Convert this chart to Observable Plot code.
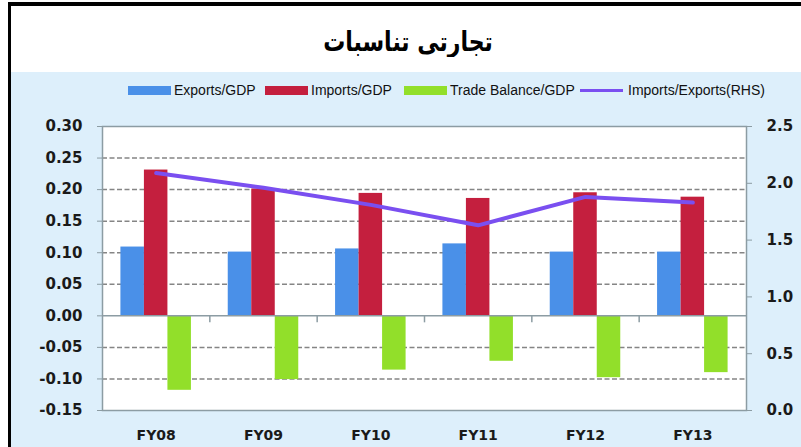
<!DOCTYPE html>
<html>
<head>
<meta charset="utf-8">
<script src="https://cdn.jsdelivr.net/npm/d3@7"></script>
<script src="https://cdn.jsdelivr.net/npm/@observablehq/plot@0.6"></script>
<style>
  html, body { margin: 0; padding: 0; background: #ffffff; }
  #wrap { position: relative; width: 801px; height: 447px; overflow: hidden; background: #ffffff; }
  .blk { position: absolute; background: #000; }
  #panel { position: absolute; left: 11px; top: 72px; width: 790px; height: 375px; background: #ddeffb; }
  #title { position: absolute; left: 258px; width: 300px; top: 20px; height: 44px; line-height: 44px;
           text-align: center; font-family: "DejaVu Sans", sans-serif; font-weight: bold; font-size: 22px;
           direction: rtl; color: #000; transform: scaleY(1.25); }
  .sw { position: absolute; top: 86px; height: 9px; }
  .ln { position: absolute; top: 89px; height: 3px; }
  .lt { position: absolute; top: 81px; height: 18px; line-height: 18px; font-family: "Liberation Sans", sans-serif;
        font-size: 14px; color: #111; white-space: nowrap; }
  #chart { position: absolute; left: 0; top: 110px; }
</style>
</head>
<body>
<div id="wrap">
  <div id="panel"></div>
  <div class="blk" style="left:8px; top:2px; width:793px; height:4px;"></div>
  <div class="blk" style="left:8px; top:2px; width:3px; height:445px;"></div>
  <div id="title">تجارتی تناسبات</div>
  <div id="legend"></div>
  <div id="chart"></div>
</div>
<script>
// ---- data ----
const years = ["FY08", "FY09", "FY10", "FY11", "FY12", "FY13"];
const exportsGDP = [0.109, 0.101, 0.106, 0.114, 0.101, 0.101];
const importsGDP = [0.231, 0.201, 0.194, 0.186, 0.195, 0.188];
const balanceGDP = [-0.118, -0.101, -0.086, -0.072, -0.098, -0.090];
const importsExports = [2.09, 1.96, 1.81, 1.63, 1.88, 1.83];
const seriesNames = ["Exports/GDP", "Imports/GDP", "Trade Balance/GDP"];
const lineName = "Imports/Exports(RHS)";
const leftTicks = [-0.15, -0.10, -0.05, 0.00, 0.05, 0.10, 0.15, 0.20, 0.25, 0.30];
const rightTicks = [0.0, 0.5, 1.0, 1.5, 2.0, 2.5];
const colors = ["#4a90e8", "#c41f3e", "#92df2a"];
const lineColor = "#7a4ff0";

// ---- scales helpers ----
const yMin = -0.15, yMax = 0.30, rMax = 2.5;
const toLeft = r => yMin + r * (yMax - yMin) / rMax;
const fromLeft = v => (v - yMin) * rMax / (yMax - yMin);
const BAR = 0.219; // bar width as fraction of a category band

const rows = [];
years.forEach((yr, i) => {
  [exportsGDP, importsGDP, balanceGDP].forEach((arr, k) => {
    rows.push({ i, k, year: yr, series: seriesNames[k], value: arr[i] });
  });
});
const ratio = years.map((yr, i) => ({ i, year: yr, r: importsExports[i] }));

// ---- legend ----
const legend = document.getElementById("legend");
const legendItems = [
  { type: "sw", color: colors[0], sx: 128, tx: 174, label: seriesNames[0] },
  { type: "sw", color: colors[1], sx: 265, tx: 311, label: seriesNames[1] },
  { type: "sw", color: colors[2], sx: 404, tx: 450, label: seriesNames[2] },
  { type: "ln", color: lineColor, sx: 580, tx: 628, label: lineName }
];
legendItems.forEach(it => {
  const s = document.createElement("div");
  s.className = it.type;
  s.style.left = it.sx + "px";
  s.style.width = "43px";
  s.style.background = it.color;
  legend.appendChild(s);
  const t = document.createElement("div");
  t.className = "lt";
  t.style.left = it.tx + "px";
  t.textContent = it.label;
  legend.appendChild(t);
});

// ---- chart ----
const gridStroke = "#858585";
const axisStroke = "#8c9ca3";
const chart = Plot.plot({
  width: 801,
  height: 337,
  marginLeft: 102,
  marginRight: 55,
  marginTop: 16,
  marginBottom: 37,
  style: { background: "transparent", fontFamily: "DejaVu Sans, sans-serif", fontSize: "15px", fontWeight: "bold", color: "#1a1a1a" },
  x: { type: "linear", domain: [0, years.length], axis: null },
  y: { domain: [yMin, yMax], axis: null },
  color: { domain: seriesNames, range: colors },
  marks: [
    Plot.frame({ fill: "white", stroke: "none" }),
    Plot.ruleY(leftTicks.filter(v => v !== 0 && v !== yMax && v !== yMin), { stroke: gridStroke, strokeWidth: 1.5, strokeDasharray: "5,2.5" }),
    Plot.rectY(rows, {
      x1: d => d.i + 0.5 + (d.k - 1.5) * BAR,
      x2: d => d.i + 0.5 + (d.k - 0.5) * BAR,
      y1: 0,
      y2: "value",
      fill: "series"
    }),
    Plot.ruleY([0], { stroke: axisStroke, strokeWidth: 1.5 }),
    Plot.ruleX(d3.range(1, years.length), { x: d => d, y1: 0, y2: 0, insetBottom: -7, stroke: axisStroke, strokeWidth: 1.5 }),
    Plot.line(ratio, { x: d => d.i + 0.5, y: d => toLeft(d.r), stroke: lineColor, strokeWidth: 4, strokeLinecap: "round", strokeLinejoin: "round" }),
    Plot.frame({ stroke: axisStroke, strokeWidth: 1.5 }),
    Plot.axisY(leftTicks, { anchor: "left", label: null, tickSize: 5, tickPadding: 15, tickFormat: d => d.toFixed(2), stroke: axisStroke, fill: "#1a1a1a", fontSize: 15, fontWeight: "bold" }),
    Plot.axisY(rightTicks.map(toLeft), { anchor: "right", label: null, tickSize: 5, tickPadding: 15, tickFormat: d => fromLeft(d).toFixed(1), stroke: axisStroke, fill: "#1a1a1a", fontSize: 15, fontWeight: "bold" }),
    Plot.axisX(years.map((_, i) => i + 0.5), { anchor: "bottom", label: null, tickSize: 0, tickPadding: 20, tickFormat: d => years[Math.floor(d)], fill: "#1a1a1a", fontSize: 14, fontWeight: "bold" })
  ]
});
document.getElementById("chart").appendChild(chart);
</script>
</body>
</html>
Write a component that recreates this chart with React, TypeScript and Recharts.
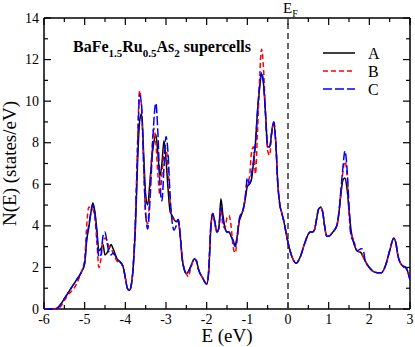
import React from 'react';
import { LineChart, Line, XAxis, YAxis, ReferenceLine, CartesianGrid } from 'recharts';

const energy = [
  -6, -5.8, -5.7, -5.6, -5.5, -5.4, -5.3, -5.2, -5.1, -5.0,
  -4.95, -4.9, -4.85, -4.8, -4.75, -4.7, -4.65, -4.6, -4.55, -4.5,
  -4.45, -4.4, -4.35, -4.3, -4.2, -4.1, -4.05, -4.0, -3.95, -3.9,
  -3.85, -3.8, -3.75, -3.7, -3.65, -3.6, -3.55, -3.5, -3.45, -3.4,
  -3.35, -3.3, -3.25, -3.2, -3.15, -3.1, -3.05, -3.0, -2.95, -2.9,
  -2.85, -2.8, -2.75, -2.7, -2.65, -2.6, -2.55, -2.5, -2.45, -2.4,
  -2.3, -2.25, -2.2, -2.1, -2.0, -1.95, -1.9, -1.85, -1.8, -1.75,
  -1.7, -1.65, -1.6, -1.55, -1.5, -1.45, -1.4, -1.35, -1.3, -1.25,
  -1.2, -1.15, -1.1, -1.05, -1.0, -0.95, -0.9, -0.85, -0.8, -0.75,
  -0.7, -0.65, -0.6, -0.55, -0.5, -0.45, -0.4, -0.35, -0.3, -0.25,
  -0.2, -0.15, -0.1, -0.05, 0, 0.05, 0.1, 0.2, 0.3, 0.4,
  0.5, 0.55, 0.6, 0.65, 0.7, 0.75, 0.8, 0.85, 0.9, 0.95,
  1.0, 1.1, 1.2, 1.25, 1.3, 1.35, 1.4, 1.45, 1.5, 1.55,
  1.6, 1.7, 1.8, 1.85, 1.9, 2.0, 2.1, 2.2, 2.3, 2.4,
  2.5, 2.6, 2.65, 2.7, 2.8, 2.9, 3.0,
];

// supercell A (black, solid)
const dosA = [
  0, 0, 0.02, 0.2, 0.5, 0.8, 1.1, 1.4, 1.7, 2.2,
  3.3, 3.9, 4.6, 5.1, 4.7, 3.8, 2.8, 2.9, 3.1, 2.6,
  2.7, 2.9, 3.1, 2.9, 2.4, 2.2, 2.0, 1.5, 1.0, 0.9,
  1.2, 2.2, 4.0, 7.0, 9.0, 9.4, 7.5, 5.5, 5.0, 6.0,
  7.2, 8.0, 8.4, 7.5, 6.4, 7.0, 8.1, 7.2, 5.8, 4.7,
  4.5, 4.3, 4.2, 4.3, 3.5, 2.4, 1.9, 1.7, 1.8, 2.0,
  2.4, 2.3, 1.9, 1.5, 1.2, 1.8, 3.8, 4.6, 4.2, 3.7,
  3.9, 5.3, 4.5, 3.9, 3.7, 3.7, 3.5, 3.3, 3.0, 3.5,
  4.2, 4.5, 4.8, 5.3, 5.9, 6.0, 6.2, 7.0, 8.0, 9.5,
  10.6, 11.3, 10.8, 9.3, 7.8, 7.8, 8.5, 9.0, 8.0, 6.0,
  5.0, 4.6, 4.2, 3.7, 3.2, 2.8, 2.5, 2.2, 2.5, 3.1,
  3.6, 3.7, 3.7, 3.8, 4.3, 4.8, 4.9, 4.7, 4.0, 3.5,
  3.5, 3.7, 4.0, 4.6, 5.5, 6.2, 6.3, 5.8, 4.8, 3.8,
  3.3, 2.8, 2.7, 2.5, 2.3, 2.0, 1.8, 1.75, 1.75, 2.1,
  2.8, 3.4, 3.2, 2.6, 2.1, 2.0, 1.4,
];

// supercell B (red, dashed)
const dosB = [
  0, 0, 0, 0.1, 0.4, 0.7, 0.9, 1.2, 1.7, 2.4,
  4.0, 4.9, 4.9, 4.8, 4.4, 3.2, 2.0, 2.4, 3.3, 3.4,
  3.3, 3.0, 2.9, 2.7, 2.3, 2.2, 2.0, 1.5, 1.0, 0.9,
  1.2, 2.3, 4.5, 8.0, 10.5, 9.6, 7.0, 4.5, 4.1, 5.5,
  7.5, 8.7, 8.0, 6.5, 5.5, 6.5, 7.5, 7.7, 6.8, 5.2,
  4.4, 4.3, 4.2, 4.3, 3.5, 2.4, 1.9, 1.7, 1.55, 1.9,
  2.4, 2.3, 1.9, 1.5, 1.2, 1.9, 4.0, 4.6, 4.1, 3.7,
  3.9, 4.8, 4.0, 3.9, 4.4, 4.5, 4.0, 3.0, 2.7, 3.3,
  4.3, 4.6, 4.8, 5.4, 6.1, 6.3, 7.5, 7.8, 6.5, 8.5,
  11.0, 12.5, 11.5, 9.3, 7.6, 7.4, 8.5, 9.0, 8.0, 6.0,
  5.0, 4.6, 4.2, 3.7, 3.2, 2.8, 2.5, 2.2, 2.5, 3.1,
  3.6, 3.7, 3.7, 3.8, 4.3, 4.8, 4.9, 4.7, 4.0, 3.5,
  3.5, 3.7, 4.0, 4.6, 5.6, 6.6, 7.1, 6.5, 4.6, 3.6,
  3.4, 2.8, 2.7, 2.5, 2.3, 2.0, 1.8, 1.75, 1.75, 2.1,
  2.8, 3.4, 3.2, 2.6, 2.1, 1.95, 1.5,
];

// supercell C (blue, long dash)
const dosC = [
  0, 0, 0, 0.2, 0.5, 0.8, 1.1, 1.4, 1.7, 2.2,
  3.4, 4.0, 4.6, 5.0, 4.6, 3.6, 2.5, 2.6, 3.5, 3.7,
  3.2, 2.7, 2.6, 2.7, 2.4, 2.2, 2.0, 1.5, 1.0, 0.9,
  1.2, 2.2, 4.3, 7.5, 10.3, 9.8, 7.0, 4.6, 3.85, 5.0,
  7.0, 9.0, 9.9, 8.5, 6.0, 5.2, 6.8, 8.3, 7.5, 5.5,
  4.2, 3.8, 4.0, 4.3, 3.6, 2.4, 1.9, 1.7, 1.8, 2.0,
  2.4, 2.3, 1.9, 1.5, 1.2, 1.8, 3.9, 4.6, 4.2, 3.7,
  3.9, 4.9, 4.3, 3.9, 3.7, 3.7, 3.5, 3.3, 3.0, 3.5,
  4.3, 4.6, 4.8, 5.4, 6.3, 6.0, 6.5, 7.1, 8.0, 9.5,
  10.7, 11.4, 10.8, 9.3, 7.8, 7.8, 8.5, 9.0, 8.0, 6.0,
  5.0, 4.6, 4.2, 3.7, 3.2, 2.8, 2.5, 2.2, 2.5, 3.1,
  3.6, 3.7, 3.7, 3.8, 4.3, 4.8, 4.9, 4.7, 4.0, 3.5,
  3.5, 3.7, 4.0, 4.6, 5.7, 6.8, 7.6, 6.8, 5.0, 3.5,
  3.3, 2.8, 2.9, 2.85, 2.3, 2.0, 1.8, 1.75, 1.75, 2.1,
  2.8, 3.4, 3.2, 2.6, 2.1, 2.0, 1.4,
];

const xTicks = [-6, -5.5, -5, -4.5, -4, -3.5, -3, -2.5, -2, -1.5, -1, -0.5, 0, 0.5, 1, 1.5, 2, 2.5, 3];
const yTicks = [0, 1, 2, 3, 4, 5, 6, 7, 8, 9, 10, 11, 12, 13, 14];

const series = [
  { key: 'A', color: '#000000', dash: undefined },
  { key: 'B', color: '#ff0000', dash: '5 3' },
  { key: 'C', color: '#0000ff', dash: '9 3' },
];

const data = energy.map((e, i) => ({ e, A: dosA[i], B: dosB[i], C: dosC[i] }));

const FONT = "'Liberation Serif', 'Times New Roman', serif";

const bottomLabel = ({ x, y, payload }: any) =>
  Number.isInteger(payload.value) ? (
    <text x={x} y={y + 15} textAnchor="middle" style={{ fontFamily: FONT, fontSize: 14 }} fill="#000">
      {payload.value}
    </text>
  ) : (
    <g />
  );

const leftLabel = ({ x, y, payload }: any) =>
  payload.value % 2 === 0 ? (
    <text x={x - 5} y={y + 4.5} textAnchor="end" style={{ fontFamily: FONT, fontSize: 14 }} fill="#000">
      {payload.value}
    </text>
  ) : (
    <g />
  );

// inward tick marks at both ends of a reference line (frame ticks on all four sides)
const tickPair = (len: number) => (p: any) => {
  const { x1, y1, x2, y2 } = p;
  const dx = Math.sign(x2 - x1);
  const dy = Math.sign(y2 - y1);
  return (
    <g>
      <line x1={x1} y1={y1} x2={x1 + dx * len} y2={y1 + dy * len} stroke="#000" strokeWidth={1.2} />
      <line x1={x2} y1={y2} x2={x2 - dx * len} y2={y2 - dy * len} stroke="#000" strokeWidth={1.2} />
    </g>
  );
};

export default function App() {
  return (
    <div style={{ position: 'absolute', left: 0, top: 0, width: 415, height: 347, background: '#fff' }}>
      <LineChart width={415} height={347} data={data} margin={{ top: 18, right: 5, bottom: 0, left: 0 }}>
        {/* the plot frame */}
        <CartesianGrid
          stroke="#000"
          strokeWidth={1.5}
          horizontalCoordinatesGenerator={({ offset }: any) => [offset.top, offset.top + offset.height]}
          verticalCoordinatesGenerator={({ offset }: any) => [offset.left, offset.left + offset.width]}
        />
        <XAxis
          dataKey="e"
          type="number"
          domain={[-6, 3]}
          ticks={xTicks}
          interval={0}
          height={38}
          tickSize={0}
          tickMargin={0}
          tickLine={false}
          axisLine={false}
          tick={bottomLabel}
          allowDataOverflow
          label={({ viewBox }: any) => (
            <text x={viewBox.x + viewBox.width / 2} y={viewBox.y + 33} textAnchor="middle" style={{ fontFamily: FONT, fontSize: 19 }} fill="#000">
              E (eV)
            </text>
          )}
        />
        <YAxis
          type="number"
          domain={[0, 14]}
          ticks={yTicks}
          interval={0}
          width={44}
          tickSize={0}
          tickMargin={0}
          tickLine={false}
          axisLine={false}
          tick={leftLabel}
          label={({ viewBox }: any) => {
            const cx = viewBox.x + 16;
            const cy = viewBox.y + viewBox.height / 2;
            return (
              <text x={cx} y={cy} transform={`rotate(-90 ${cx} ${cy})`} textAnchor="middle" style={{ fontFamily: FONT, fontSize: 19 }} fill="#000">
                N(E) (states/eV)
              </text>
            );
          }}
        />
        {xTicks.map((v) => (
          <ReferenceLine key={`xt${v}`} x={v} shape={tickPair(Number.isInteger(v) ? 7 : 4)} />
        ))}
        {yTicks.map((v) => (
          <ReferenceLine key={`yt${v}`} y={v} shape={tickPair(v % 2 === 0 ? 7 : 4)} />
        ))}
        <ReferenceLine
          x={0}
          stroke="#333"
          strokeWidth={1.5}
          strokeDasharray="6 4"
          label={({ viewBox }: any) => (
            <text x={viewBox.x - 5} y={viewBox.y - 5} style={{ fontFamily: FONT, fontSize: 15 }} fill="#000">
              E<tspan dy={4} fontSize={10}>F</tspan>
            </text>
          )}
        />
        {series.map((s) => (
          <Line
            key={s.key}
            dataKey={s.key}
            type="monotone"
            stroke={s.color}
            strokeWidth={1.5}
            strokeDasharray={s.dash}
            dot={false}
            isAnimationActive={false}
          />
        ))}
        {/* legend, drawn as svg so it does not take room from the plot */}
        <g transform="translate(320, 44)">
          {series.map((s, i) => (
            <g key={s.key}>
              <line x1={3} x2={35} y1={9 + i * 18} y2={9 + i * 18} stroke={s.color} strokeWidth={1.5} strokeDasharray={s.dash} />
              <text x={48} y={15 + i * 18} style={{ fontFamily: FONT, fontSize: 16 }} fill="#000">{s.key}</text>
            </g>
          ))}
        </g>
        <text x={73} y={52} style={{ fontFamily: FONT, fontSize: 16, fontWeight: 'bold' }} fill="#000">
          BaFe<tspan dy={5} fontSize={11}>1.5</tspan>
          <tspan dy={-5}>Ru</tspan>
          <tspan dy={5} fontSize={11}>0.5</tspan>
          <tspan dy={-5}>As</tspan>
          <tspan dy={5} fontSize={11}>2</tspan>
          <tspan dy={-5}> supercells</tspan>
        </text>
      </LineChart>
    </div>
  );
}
◇ ◇ ◇
* _TASK DETAILS_
Both the line with "Write a component" and the line with "YAxis, ReferenceLine, CartesianGrid" are included: reproduce them and every line between, exactly, with pictures omitted.

* _CORRECT OUTPUT_
Write a component that recreates this chart with React, TypeScript and Recharts.
import React from 'react';
import { LineChart, Line, XAxis, YAxis, ReferenceLine, CartesianGrid } from 'recharts';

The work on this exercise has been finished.